Records from a dataset:
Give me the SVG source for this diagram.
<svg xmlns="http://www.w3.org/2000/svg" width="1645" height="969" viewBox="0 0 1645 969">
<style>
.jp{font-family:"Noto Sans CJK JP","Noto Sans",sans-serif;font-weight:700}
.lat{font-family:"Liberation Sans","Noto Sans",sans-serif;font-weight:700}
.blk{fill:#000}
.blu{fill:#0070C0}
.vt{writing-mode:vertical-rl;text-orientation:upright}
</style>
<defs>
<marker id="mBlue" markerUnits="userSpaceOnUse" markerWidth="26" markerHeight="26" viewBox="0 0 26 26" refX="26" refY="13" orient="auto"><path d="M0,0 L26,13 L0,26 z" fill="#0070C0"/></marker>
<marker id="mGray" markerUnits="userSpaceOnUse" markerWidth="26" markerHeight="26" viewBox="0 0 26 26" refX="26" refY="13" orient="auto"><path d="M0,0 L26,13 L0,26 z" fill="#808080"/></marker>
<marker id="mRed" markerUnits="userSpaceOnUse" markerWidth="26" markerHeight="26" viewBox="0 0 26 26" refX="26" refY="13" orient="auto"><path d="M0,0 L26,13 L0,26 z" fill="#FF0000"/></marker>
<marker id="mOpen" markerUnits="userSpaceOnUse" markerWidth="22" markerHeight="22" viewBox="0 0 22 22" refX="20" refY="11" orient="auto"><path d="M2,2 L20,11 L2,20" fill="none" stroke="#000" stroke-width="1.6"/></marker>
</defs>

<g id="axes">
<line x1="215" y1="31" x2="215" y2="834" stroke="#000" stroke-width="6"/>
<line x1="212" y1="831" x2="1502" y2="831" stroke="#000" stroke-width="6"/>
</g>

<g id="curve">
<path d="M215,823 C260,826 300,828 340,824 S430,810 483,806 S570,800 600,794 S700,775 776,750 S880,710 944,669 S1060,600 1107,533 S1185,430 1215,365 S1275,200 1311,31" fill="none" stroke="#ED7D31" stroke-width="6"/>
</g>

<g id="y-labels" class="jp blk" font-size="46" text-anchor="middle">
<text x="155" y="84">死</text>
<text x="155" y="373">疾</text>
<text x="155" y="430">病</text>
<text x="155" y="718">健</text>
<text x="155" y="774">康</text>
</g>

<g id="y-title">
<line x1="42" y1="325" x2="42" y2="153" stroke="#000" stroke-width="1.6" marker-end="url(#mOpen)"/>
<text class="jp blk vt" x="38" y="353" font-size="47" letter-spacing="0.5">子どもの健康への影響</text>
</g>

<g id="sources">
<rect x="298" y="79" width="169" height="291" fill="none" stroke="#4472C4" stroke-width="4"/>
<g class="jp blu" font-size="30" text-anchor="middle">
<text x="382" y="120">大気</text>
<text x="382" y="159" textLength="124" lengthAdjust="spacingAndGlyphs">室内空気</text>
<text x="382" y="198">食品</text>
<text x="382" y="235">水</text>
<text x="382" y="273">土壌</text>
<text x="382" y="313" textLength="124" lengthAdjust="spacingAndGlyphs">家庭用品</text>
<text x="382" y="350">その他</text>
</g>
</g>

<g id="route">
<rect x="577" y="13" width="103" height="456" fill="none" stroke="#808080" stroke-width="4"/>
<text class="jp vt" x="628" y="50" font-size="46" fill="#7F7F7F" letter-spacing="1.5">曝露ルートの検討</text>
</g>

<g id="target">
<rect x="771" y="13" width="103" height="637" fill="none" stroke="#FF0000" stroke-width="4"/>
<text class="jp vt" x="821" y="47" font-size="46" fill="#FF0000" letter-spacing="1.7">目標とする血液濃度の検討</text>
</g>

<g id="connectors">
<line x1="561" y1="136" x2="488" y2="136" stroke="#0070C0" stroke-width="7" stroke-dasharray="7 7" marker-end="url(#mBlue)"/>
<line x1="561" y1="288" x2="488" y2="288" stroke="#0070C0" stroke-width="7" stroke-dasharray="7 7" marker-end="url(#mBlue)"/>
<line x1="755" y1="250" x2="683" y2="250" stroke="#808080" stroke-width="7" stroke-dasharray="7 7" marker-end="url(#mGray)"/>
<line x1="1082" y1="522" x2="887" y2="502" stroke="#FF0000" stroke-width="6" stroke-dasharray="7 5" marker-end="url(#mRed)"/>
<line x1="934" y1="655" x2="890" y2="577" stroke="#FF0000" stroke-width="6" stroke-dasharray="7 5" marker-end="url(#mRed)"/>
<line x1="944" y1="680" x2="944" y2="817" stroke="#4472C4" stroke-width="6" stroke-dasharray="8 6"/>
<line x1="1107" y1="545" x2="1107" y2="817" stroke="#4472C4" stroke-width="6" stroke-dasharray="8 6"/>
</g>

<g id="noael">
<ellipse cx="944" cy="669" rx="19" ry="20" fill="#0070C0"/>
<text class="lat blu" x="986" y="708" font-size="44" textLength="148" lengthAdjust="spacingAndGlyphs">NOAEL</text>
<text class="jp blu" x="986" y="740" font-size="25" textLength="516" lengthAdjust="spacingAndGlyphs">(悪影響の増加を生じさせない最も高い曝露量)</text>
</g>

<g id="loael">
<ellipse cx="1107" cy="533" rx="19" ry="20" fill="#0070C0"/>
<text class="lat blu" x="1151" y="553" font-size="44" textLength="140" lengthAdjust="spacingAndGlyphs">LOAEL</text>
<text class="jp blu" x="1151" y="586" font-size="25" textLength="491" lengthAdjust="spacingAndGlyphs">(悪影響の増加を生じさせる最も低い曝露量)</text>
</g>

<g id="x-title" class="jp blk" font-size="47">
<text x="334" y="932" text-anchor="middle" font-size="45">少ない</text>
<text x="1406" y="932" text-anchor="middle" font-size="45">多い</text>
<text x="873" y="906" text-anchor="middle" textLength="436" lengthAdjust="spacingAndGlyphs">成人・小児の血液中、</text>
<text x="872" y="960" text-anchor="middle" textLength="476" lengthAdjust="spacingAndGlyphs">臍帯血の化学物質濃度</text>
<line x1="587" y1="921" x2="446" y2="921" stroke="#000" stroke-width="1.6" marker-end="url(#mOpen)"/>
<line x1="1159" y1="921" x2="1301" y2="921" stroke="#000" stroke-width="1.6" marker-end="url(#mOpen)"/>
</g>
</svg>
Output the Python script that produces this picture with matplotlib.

Work to do: Would you write down every record again, exactly?

Written reply:
Give me the SVG source for this diagram.
<svg xmlns="http://www.w3.org/2000/svg" width="1645" height="969" viewBox="0 0 1645 969">
<style>
.jp{font-family:"Noto Sans CJK JP","Noto Sans",sans-serif;font-weight:700}
.lat{font-family:"Liberation Sans","Noto Sans",sans-serif;font-weight:700}
.blk{fill:#000}
.blu{fill:#0070C0}
.vt{writing-mode:vertical-rl;text-orientation:upright}
</style>
<defs>
<marker id="mBlue" markerUnits="userSpaceOnUse" markerWidth="26" markerHeight="26" viewBox="0 0 26 26" refX="26" refY="13" orient="auto"><path d="M0,0 L26,13 L0,26 z" fill="#0070C0"/></marker>
<marker id="mGray" markerUnits="userSpaceOnUse" markerWidth="26" markerHeight="26" viewBox="0 0 26 26" refX="26" refY="13" orient="auto"><path d="M0,0 L26,13 L0,26 z" fill="#808080"/></marker>
<marker id="mRed" markerUnits="userSpaceOnUse" markerWidth="26" markerHeight="26" viewBox="0 0 26 26" refX="26" refY="13" orient="auto"><path d="M0,0 L26,13 L0,26 z" fill="#FF0000"/></marker>
<marker id="mOpen" markerUnits="userSpaceOnUse" markerWidth="22" markerHeight="22" viewBox="0 0 22 22" refX="20" refY="11" orient="auto"><path d="M2,2 L20,11 L2,20" fill="none" stroke="#000" stroke-width="1.6"/></marker>
</defs>

<g id="axes">
<line x1="215" y1="31" x2="215" y2="834" stroke="#000" stroke-width="6"/>
<line x1="212" y1="831" x2="1502" y2="831" stroke="#000" stroke-width="6"/>
</g>

<g id="curve">
<path d="M215,823 C260,826 300,828 340,824 S430,810 483,806 S570,800 600,794 S700,775 776,750 S880,710 944,669 S1060,600 1107,533 S1185,430 1215,365 S1275,200 1311,31" fill="none" stroke="#ED7D31" stroke-width="6"/>
</g>

<g id="y-labels" class="jp blk" font-size="46" text-anchor="middle">
<text x="155" y="84">死</text>
<text x="155" y="373">疾</text>
<text x="155" y="430">病</text>
<text x="155" y="718">健</text>
<text x="155" y="774">康</text>
</g>

<g id="y-title">
<line x1="42" y1="325" x2="42" y2="153" stroke="#000" stroke-width="1.6" marker-end="url(#mOpen)"/>
<text class="jp blk vt" x="38" y="353" font-size="47" letter-spacing="0.5">子どもの健康への影響</text>
</g>

<g id="sources">
<rect x="298" y="79" width="169" height="291" fill="none" stroke="#4472C4" stroke-width="4"/>
<g class="jp blu" font-size="30" text-anchor="middle">
<text x="382" y="120">大気</text>
<text x="382" y="159" textLength="124" lengthAdjust="spacingAndGlyphs">室内空気</text>
<text x="382" y="198">食品</text>
<text x="382" y="235">水</text>
<text x="382" y="273">土壌</text>
<text x="382" y="313" textLength="124" lengthAdjust="spacingAndGlyphs">家庭用品</text>
<text x="382" y="350">その他</text>
</g>
</g>

<g id="route">
<rect x="577" y="13" width="103" height="456" fill="none" stroke="#808080" stroke-width="4"/>
<text class="jp vt" x="628" y="50" font-size="46" fill="#7F7F7F" letter-spacing="1.5">曝露ルートの検討</text>
</g>

<g id="target">
<rect x="771" y="13" width="103" height="637" fill="none" stroke="#FF0000" stroke-width="4"/>
<text class="jp vt" x="821" y="47" font-size="46" fill="#FF0000" letter-spacing="1.7">目標とする血液濃度の検討</text>
</g>

<g id="connectors">
<line x1="561" y1="136" x2="488" y2="136" stroke="#0070C0" stroke-width="7" stroke-dasharray="7 7" marker-end="url(#mBlue)"/>
<line x1="561" y1="288" x2="488" y2="288" stroke="#0070C0" stroke-width="7" stroke-dasharray="7 7" marker-end="url(#mBlue)"/>
<line x1="755" y1="250" x2="683" y2="250" stroke="#808080" stroke-width="7" stroke-dasharray="7 7" marker-end="url(#mGray)"/>
<line x1="1082" y1="522" x2="887" y2="502" stroke="#FF0000" stroke-width="6" stroke-dasharray="7 5" marker-end="url(#mRed)"/>
<line x1="934" y1="655" x2="890" y2="577" stroke="#FF0000" stroke-width="6" stroke-dasharray="7 5" marker-end="url(#mRed)"/>
<line x1="944" y1="680" x2="944" y2="817" stroke="#4472C4" stroke-width="6" stroke-dasharray="8 6"/>
<line x1="1107" y1="545" x2="1107" y2="817" stroke="#4472C4" stroke-width="6" stroke-dasharray="8 6"/>
</g>

<g id="noael">
<ellipse cx="944" cy="669" rx="19" ry="20" fill="#0070C0"/>
<text class="lat blu" x="986" y="708" font-size="44" textLength="148" lengthAdjust="spacingAndGlyphs">NOAEL</text>
<text class="jp blu" x="986" y="740" font-size="25" textLength="516" lengthAdjust="spacingAndGlyphs">(悪影響の増加を生じさせない最も高い曝露量)</text>
</g>

<g id="loael">
<ellipse cx="1107" cy="533" rx="19" ry="20" fill="#0070C0"/>
<text class="lat blu" x="1151" y="553" font-size="44" textLength="140" lengthAdjust="spacingAndGlyphs">LOAEL</text>
<text class="jp blu" x="1151" y="586" font-size="25" textLength="491" lengthAdjust="spacingAndGlyphs">(悪影響の増加を生じさせる最も低い曝露量)</text>
</g>

<g id="x-title" class="jp blk" font-size="47">
<text x="334" y="932" text-anchor="middle" font-size="45">少ない</text>
<text x="1406" y="932" text-anchor="middle" font-size="45">多い</text>
<text x="873" y="906" text-anchor="middle" textLength="436" lengthAdjust="spacingAndGlyphs">成人・小児の血液中、</text>
<text x="872" y="960" text-anchor="middle" textLength="476" lengthAdjust="spacingAndGlyphs">臍帯血の化学物質濃度</text>
<line x1="587" y1="921" x2="446" y2="921" stroke="#000" stroke-width="1.6" marker-end="url(#mOpen)"/>
<line x1="1159" y1="921" x2="1301" y2="921" stroke="#000" stroke-width="1.6" marker-end="url(#mOpen)"/>
</g>
</svg>
Output the Python script that produces this picture with matplotlib.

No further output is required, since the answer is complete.